- Episode no.: Season 16 Episode 3
- Directed by: Trey Parker
- Written by: Trey Parker
- Production code: 1603
- Original air date: March 28, 2012

Episode chronology
| ← Previous "Cash for Gold" | Next → "Jewpacabra" |
- South Park season 16

= Faith Hilling =

"Faith Hilling" is the third episode of the sixteenth season of the American animated television series South Park, and the 226th episode overall. The episode was written by series co-creator Trey Parker and is rated TV-MA L in the United States. It premiered on Comedy Central in the United States on March 28, 2012.

In the episode, the boys must deal with the fact that "Faith Hilling", the memetic trend in which they enjoy participating, is being supplanted in popularity by newer ones, including one that leads investigators to believe that cats are evolving in intelligence and have become a threat to humanity.

==Plot==
A new memetic trend emerges called "Faith Hilling", a derivative of planking, which involves having a picture of oneself taken while pulling the front of one's shirt forward in mock resemblance of women's breasts. After the boys perform this prank on stage at a 2012 Colorado Republican Presidential Debate, the entire fourth grade class of South Park Elementary is required to take a safety education class in which Professor Lamont teaches them the dangers of memetic trends with a graphic educational video showing people dying gruesome deaths when they are hit by trains while "Tebowing". Despite this, and a report by The Denver Post that Faith Hilling is considered passé and has been replaced with the newer trend of dragging one's nude buttocks across the floor or ground, or "Taylor Swifting", Stan and his friends continue Faith Hilling, even coming into conflict with Taylor Swifters.
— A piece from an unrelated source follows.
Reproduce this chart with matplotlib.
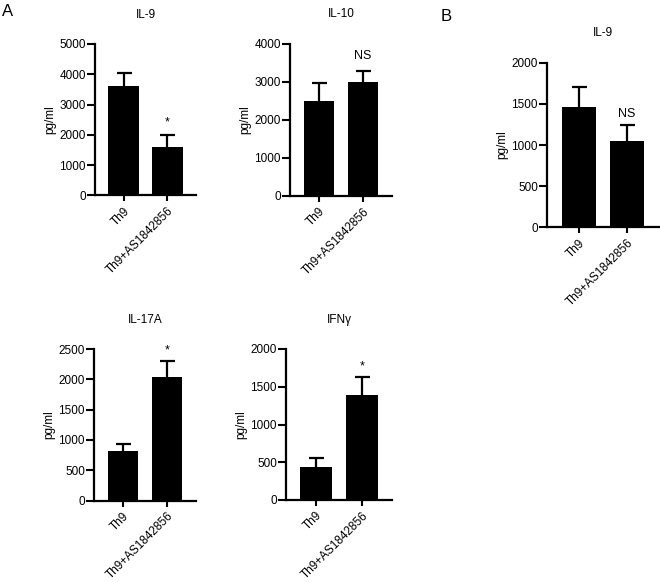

Professor Lamont is then informed by two unidentified men of a new Internet meme being practiced by another species: photos of cats with their heads poking through slices of bread. Lamont sees this as evidence that cats are evolving to become as intelligent as humans. As this and newer memes continue to emerge among both people and cats, which in some instances results in the deaths of participants, the boys continue Faith Hilling, but after taunts and jeers by spectators, they are eventually forced, one by one, to come to terms with the fact that doing so is no longer in style.

At the same time, Lamont and other humans attempt to communicate with the cats, which are now apparently capable of speech; the humans feel this represents a danger to mankind and will eventually lead to war between the two species.

The boys attempt to remain current by participating in newer memes, including one that combines elements from previous memes and involves dragging one's nude buttocks across the floor while holding a cat with its head poking through a slice of bread. The boys attempt to perform this stunt at another Colorado Republican debate, but after Cartman storms the stage with his cat, he finds himself unable to continue, seeing that it is beneath him to adopt a meme simply because it is new. He aborts the intended prank, and instead takes a stand by doing what he really wants. He pulls his shirt out to simulate breasts, and begins to sing a number that spurs both the crowd and the Republicans (Rick Santorum, Mitt Romney, and Newt Gingrich) to join him in a massive act of group Faith Hilling.

The episode concludes with a reporter claiming that the messages behind these latest memes is unclear, but it does not matter as long as audiences are given a song, celebrity bashing, and Republican hopefuls dancing around with breasts, a practice known as "pandering". As he goes on about the practice of "reporting", a train appears out of nowhere and immediately kills him.

== Reception ==
Eric Goldman of IGN gave the episode a 7/10 "Good" rating. Ryan McGee of The A.V. Club gave the episode a "B−".